[Work to be completed]: Among the lines below, count those containing the word "this". Give the number only.

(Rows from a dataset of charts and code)
— BEGIN —

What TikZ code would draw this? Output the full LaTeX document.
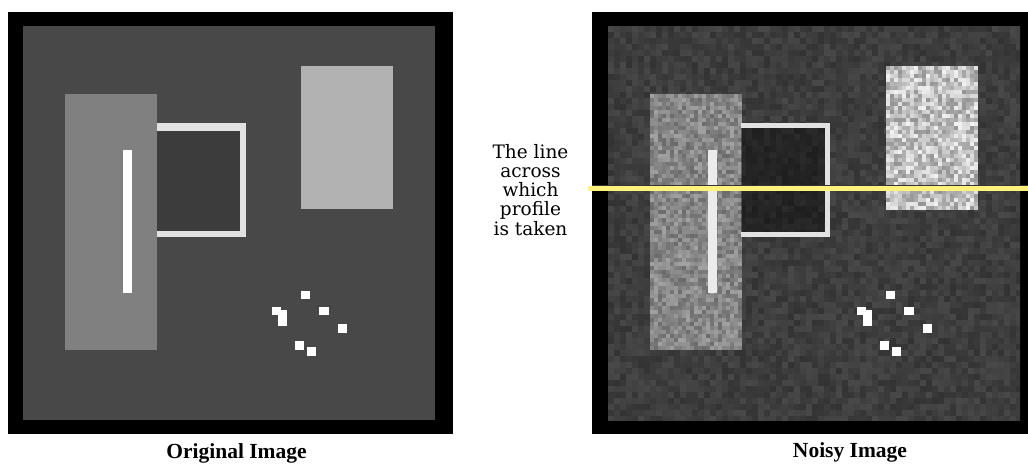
\documentclass[tikz,border=0pt]{standalone}
\usepackage{fontspec}
\setmainfont{Liberation Serif}
\newfontfamily\notefont{DejaVu Serif}
\definecolor{grund}{HTML}{484848}
\definecolor{hellgrau}{HTML}{B2B2B2}
\definecolor{mittelgrau}{HTML}{808080}
\definecolor{rahmen}{HTML}{E2E2E2}
\definecolor{innen}{HTML}{3C3C3C}
\definecolor{profil}{HTML}{FFF27A}
\tikzset{
  caption/.style={anchor=base, font=\bfseries\fontsize{21.5}{25}\selectfont},
  note/.style={anchor=north, align=center, inner sep=0pt,
    font=\notefont\fontsize{18.5}{19.2}\selectfont}
}
\begin{document}
\begin{tikzpicture}[x=1pt,y=-1pt]
\useasboundingbox (0,0) rectangle (1028,465);
\def \dx {585};
\pgfmathsetseed{4711}
% Originalbild
\fill[black] (8,12) rectangle (453,434);
\fill[grund] (23,26) rectangle (435,420);
\fill[mittelgrau] (65,94) rectangle (157,350);
\fill[white] (123,150) rectangle (132,293);
\fill[rahmen] (157,123) rectangle (246,237);
\fill[innen] (157,131) rectangle (240,231);
\fill[hellgrau] (301,66) rectangle (393,209);
\foreach \x/\y/\w/\h in {301/291/9/8, 272.3/307.3/8.4/8, 277.7/310/9/16.3,
  318.7/307.3/10.3/8, 337.7/323.7/9/9.6, 295.3/341.3/9/8.7, 307.3/347/8.4/8.7}
  \fill[white] (\x,\y) rectangle +(\w,\h);
% verrauschtes Bild
\fill[black] (592,12) rectangle (1028,434);
\begin{scope}[xshift=\dx]
  \clip (23,26) rectangle (435,420);
  \foreach \i in {0,...,68}
  \foreach \j in {0,...,65} {
    \pgfmathtruncatemacro\g{62+11*rand}
    \fill[fill={rgb,255:red,\g;green,\g;blue,\g}] (23+6*\i,26+6*\j) rectangle +(6,6);
  }
  % linkes Rechteck
  \foreach \i in {0,...,22}
  \foreach \j in {0,...,63} {
    \pgfmathtruncatemacro\g{min(255,135+28*rand)}
    \fill[fill={rgb,255:red,\g;green,\g;blue,\g}] (65+4*\i,94+4*\j) rectangle +(4,4);
  }
  % rechtes Rechteck
  \foreach \i in {0,...,22}
  \foreach \j in {0,...,35} {
    \pgfmathtruncatemacro\g{min(255,195+48*rand)}
    \fill[fill={rgb,255:red,\g;green,\g;blue,\g}] (301+4*\i,66+4*\j) rectangle +(4,4);
  }
  \fill[white!92!black] (123,150) rectangle (132,293);
  % Rahmen mit dunklem Inneren
  \fill[black,opacity=.4] (156,128) rectangle (240,232);
  \fill[rahmen] (156,123) rectangle (245,128);
  \fill[rahmen] (240,123) rectangle (245,237);
  \fill[rahmen] (156,232) rectangle (245,237);
  \foreach \x/\y/\w/\h in {301/291/9/8, 272.3/307.3/8.4/8, 277.7/310/9/16.3,
    318.7/307.3/10.3/8, 337.7/323.7/9/9.6, 295.3/341.3/9/8.7, 307.3/347/8.4/8.7}
    \fill[white] (\x,\y) rectangle +(\w,\h);
\end{scope}
% Profillinie
\coordinate (pa) at (590,188.5);
\coordinate (pb) at (1028,188.5);
\draw[black!80,line width=1] (592,185.5) -- (pb |- 0,185.5);
\draw[profil,line width=5,line cap=round] (pa) -- (pb);
% Beschriftung
\node[caption] (orig) at (236.5,458) {Original Image};
\node[caption] (noisy) at (850,457) {Noisy Image};
\node[note] (text) at (530.5,144) {The line\\across\\which\\profile\\is taken};
\end{tikzpicture}
\end{document}
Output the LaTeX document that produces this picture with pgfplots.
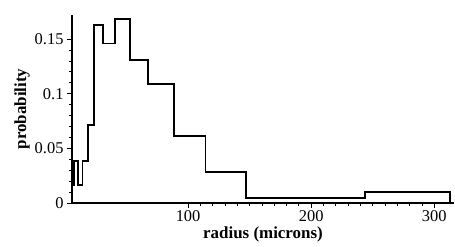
\documentclass[border=0pt]{standalone}
\usepackage{pgfplots}
\pgfplotsset{compat=1.18}
\usepackage{fontspec}
\setmainfont{Liberation Serif}
\begin{document}
\begin{tikzpicture}
\path[use as bounding box] (-72bp,-44bp) rectangle (383bp,203bp);
\begin{axis}[
  scale only axis,
  width=382bp, height=188bp,
  xmin=5.7, xmax=316,
  ymin=0, ymax=0.172,
  axis x line*=bottom,
  axis y line*=left,
  axis line style={line width=1.1pt},
  xtick={100,200,300},
  minor x tick num=9,
  ytick={0,0.05,0.1,0.15},
  yticklabels={0,0.05,0.1,0.15},
  minor y tick num=4,
  tick align=outside,
  major tick length=5bp,
  minor tick length=3bp,
  tick style={line width=0.8pt, black},
  /pgf/number format/assume math mode=true,
  ticklabel style={font=\fontsize{16.5}{17}\selectfont},
  xticklabel style={yshift=1bp},
  xlabel={\textbf{radius (microns)}},
  ylabel={\textbf{probability}},
  label style={font=\fontsize{17}{18}\selectfont},
  xlabel style={at={(axis description cs:0.5,-0.168)}, anchor=center},
  ylabel style={at={(axis description cs:-0.131,0.5)}, anchor=center, rotate=0},
  clip=false,
]
\addplot[const plot, line width=1.8pt, black] coordinates {
  (5.7,0)
  (5.7,0.0165)
  (7.3,0.0384)
  (10.5,0.0165)
  (14.3,0.0384)
  (18.4,0.0714)
  (23.8,0.1626)
  (31.0,0.146)
  (40.5,0.168)
  (52.5,0.1305)
  (67.5,0.1086)
  (88.4,0.061)
  (114.1,0.028)
  (147.3,0.0046)
  (243.8,0.0103)
  (312.7,0.0103)
  (312.7,0)
};
\end{axis}
\end{tikzpicture}
\end{document}
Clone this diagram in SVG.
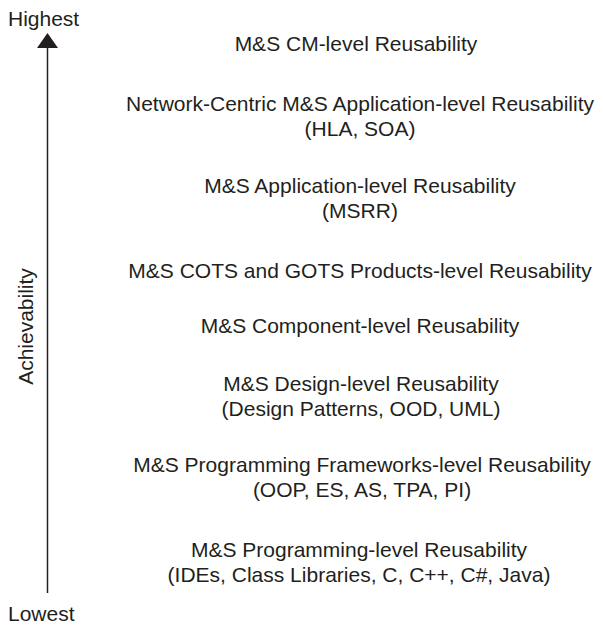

— END —

[Exercise output]: 3